I keep getting a problem which appears to happen randomly, every so often the computer will peform a physical memory dump and hold the warning message 'Page Fault in Non Page Area.' As i said, it appears random and i thought it may be something to do with memory - i have 2 gigs of ram as 2 sticks. I took each out and put them in each ram port and still came up with the same message.

I got a problem signature of:-

Problem signature:
Problem Event Name: BlueScreen
OS Version: 6.0.6000.2.0.0.768.3
Locale ID: 2057
Additional information about the problem:
BCCode: 50
BCP1: FFFFF98406AAB024
BCP2: 0000000000000000
BCP3: FFFFF80001E71101
BCP4: 0000000000000005
OS Version: 6_0_6000
Service Pack: 0_0
Product: 768_1
Files that help describe the problem:
C:\Windows\Minidump\Mini072208-15.dmp
C:\Users\Greg\AppData\Local\Temp\WER-52790-0.sysdata.xml
C:\Users\Greg\AppData\Local\Temp\WER3CFF.tmp.version.txt

I really have no idea of what is causing the porblem and would like any advice if possible on fixing it preferrably without buying anymore hardware! But i understand to fix it i may well need to be.

My PC Specs are as follows:-

2.40 quad processor
2 gb ram
256 mb graphics card
Windows Vista 64 bit...

Hope for any solutions possible.

Thanks for your time.

Greg


----------



## Chief17 (Jul 20, 2008)

you could do a few different things, download memtest and test your RAM for faults: http://majorgeeks.com/MemTest_d350.html

Also go to start, right-click my computer click properties, click the advanced tab, click settings under perfromance, click advanced tab, click change, make sure it is set to system managed size. (EDIT: sorry this is the XP way, not on my vista machine at the moment, try something like that, if it you cant find it ill find the vista way for you)

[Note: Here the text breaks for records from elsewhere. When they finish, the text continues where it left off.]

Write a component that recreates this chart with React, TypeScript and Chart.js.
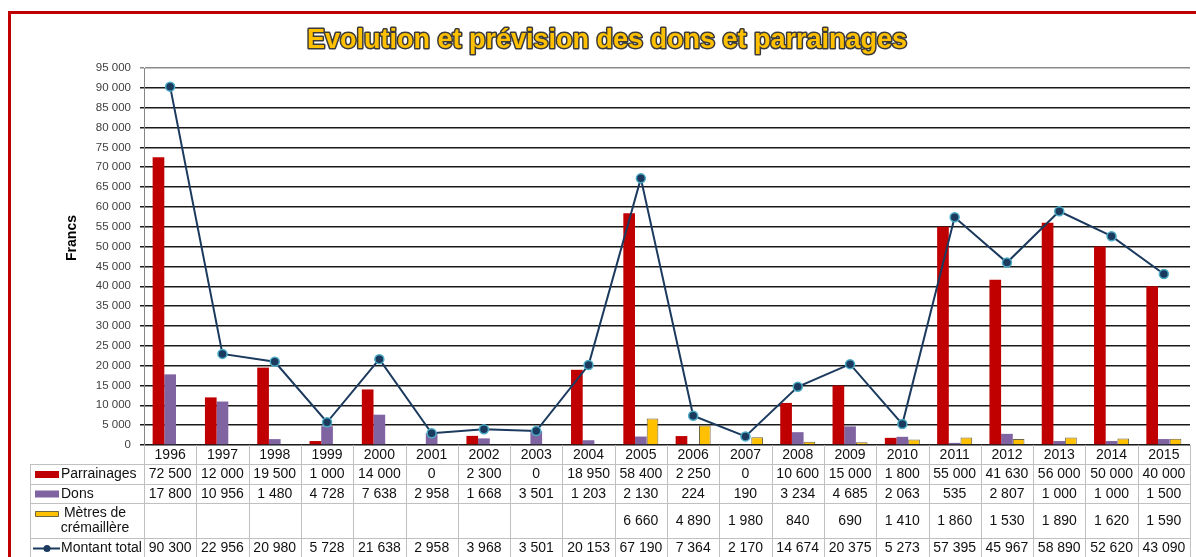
import { useEffect, useRef } from 'react';
import { Chart, registerables } from 'chart.js';

Chart.register(...registerables);

const W = 1196;
const H = 557;
const FONT = '"Liberation Sans", Arial, sans-serif';

const chartTitle = 'Evolution et prévision des dons et parrainages';
const yTitle = 'Francs';

const years = ['1996', '1997', '1998', '1999', '2000', '2001', '2002', '2003', '2004', '2005', '2006', '2007', '2008', '2009', '2010', '2011', '2012', '2013', '2014', '2015'];
const parrainages = [72500, 12000, 19500, 1000, 14000, 0, 2300, 0, 18950, 58400, 2250, 0, 10600, 15000, 1800, 55000, 41630, 56000, 50000, 40000];
const dons = [17800, 10956, 1480, 4728, 7638, 2958, 1668, 3501, 1203, 2130, 224, 190, 3234, 4685, 2063, 535, 2807, 1000, 1000, 1500];
const metres: (number | null)[] = [null, null, null, null, null, null, null, null, null, 6660, 4890, 1980, 840, 690, 1410, 1860, 1530, 1890, 1620, 1590];
const montant = [90300, 22956, 20980, 5728, 21638, 2958, 3968, 3501, 20153, 67190, 7364, 2170, 14674, 20375, 5273, 57395, 45967, 58890, 52620, 43090];

const yMin = 0;
const yMax = 95000;
const yStep = 5000;

const seriesNames = ['Parrainages', 'Dons', 'Mètres de crémaillère', 'Montant total'];
const RED = '#C00000';
const PURPLE = '#8064A2';
const YELLOW = '#FFC000';
const YELLOW_BORDER = '#6f6540';
const NAVY = '#1B3A5E';
const POINT_BORDER = '#4BACC6';

const fmt = (v: number | null | undefined) =>
  v === null || v === undefined ? '' : String(v).replace(/\B(?=(\d{3})+(?!\d))/g, ' ');

const decorPlugin = {
  id: 'decor',
  afterDraw(chart: any) {
    const ctx: CanvasRenderingContext2D = chart.ctx;
    const area = chart.chartArea;
    const xs = chart.scales.x;
    ctx.save();

    // red frame
    ctx.strokeStyle = RED;
    ctx.lineWidth = 3;
    ctx.strokeRect(9.5, 12.5, W + 20, H + 20);

    // title
    ctx.font = `bold 27px ${FONT}`;
    ctx.textAlign = 'center';
    ctx.textBaseline = 'alphabetic';
    ctx.lineJoin = 'round';
    ctx.strokeStyle = '#3a3a3a';
    ctx.lineWidth = 3;
    ctx.strokeText(chartTitle, 607, 48);
    ctx.fillStyle = YELLOW;
    ctx.fillText(chartTitle, 607, 48);

    // y title
    ctx.save();
    ctx.translate(72, 238);
    ctx.rotate(-Math.PI / 2);
    ctx.font = `bold 14px ${FONT}`;
    ctx.fillStyle = '#000';
    ctx.textAlign = 'center';
    ctx.textBaseline = 'middle';
    ctx.fillText(yTitle, 0, 0);
    ctx.restore();

    // x axis line
    ctx.strokeStyle = '#868686';
    ctx.lineWidth = 1;
    ctx.beginPath();
    ctx.moveTo(area.left, Math.round(area.bottom) + 0.5);
    ctx.lineTo(area.right, Math.round(area.bottom) + 0.5);
    ctx.stroke();

    // data table
    const rowLines = [464, 484, 503, 538];
    const bottom = H + 5;
    const legLeft = 30;
    const n = years.length;
    const cw = (area.right - area.left) / n;
    ctx.strokeStyle = '#c0c0c0';
    ctx.lineWidth = 1;
    ctx.beginPath();
    for (const y of rowLines) {
      ctx.moveTo(legLeft, y + 0.5);
      ctx.lineTo(area.right, y + 0.5);
    }
    ctx.moveTo(legLeft + 0.5, rowLines[0]);
    ctx.lineTo(legLeft + 0.5, bottom);
    for (let i = 0; i <= n; i++) {
      const x = Math.round(xs.getPixelForValue(i) - cw / 2) + 0.5;
      ctx.moveTo(x, area.bottom);
      ctx.lineTo(x, bottom);
    }
    ctx.stroke();

    ctx.font = `14px ${FONT}`;
    ctx.fillStyle = '#111';
    ctx.textAlign = 'center';
    ctx.textBaseline = 'middle';
    const rowsY = [455, 474.5, 494, 521, 548.5];
    for (let i = 0; i < n; i++) {
      const cx = xs.getPixelForValue(i);
      ctx.fillText(years[i], cx, rowsY[0]);
      ctx.fillText(fmt(parrainages[i]), cx, rowsY[1]);
      ctx.fillText(fmt(dons[i]), cx, rowsY[2]);
      ctx.fillText(fmt(metres[i]), cx, rowsY[3]);
      ctx.fillText(fmt(montant[i]), cx, rowsY[4]);
    }

    // legend keys
    ctx.textAlign = 'left';
    ctx.fillStyle = RED;
    ctx.fillRect(35, rowsY[1] - 3.5, 24, 7);
    ctx.fillStyle = PURPLE;
    ctx.fillRect(35, rowsY[2] - 3.5, 24, 7);
    ctx.fillStyle = YELLOW;
    ctx.fillRect(35, 511, 24, 6);
    ctx.strokeStyle = YELLOW_BORDER;
    ctx.strokeRect(35.5, 511.5, 23, 5);
    ctx.strokeStyle = NAVY;
    ctx.lineWidth = 2;
    ctx.beginPath();
    ctx.moveTo(33, rowsY[4]);
    ctx.lineTo(60, rowsY[4]);
    ctx.stroke();
    ctx.fillStyle = NAVY;
    ctx.beginPath();
    ctx.arc(47, rowsY[4], 3.5, 0, Math.PI * 2);
    ctx.fill();

    ctx.fillStyle = '#111';
    ctx.fillText(seriesNames[0], 61, rowsY[1]);
    ctx.fillText(seriesNames[1], 61, rowsY[2]);
    ctx.fillText(seriesNames[3], 61, rowsY[4]);
    ctx.textAlign = 'center';
    const words = seriesNames[2].split(' ');
    ctx.fillText(words.slice(0, 2).join(' '), 95, 513);
    ctx.fillText(words.slice(2).join(' '), 95, 528);

    ctx.restore();
  },
};

export default function App() {
  const ref = useRef<HTMLCanvasElement>(null);
  useEffect(() => {
    const chart = new Chart(ref.current as HTMLCanvasElement, {
      type: 'bar',
      data: {
        labels: years,
        datasets: [
          {
            type: 'line',
            label: seriesNames[3],
            data: montant,
            borderColor: NAVY,
            borderWidth: 2,
            backgroundColor: NAVY,
            pointBackgroundColor: NAVY,
            pointBorderColor: POINT_BORDER,
            pointBorderWidth: 1.5,
            pointRadius: 4.5,
            tension: 0,
            order: 0,
          } as any,
          {
            type: 'bar',
            label: seriesNames[0],
            data: parrainages,
            backgroundColor: RED,
            order: 1,
          },
          {
            type: 'bar',
            label: seriesNames[1],
            data: dons,
            backgroundColor: PURPLE,
            order: 1,
          },
          {
            type: 'bar',
            label: seriesNames[2],
            data: metres,
            backgroundColor: YELLOW,
            borderColor: YELLOW_BORDER,
            borderWidth: 1,
            order: 1,
          },
        ],
      },
      options: {
        responsive: false,
        animation: false,
        events: [],
        datasets: { bar: { categoryPercentage: 0.67, barPercentage: 1 } },
        layout: { padding: { left: 0, right: 5, top: 68, bottom: 112 } },
        plugins: { legend: { display: false }, tooltip: { enabled: false }, title: { display: false } },
        scales: {
          x: { display: false, offset: true, grid: { offset: true } },
          y: {
            min: yMin,
            max: yMax,
            ticks: {
              stepSize: yStep,
              callback: (v: any) => fmt(Number(v)),
              font: { family: FONT, size: 11.5 },
              color: '#404040',
              padding: 9,
            },
            grid: {
              color: (c: any) => (c.tick && c.tick.value === yMax ? '#8a8a8a' : '#1a1a1a'),
              lineWidth: 1.5,
              tickLength: 4,
            },
            border: { display: true, color: '#868686', width: 1 },
            afterFit: (s: any) => {
              s.width = 144;
            },
          },
        },
      },
      plugins: [decorPlugin],
    });
    return () => chart.destroy();
  }, []);
  return (
    <div style={{ position: 'fixed', left: 0, top: 0, width: W, height: H, background: '#fff' }}>
      <canvas ref={ref} width={W} height={H} style={{ display: 'block' }} />
    </div>
  );
}
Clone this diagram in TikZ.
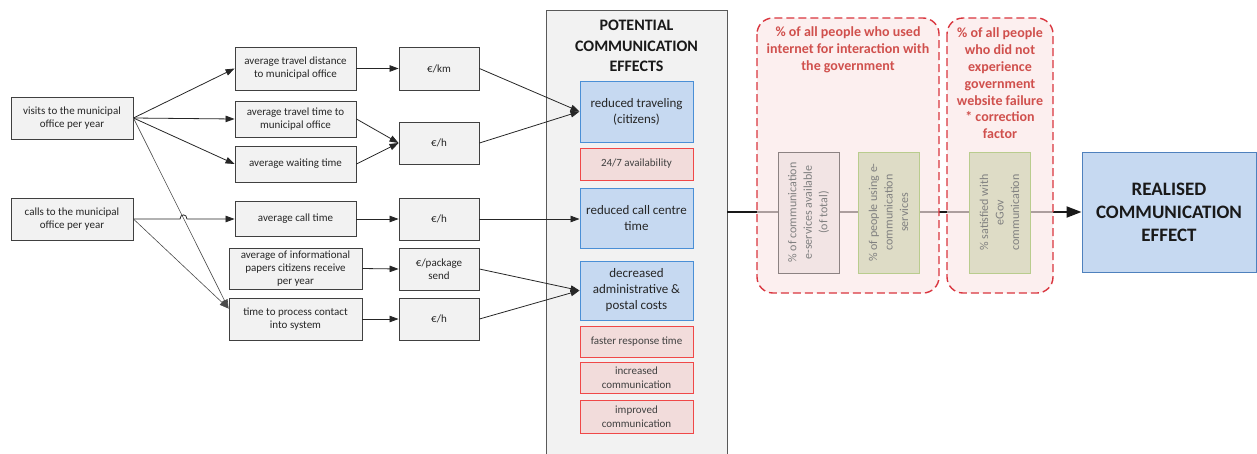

If it still messes up, post back with your event viewer logs for any errors reported arround that time.


----------



## jcgriff2 (Sep 30, 2007)

As Chief17 advised, perform the memory test and be sure your page file is set as system managed - and check the Event Viewer.

The bugcheck (STOP error) 0x00000050 means that invalid system memory has been referenced - either the memory address that was referenced is off-limits or just plain bad. The first paramter labeled BC1 tells us the memory addressed that was referenced, BC2 = 0 = the attempt was a READ (vs. WRITE); BCP3 = the address of the object that reference the memory in BCP1. 

Regards. . .

jcgriff2

.


----------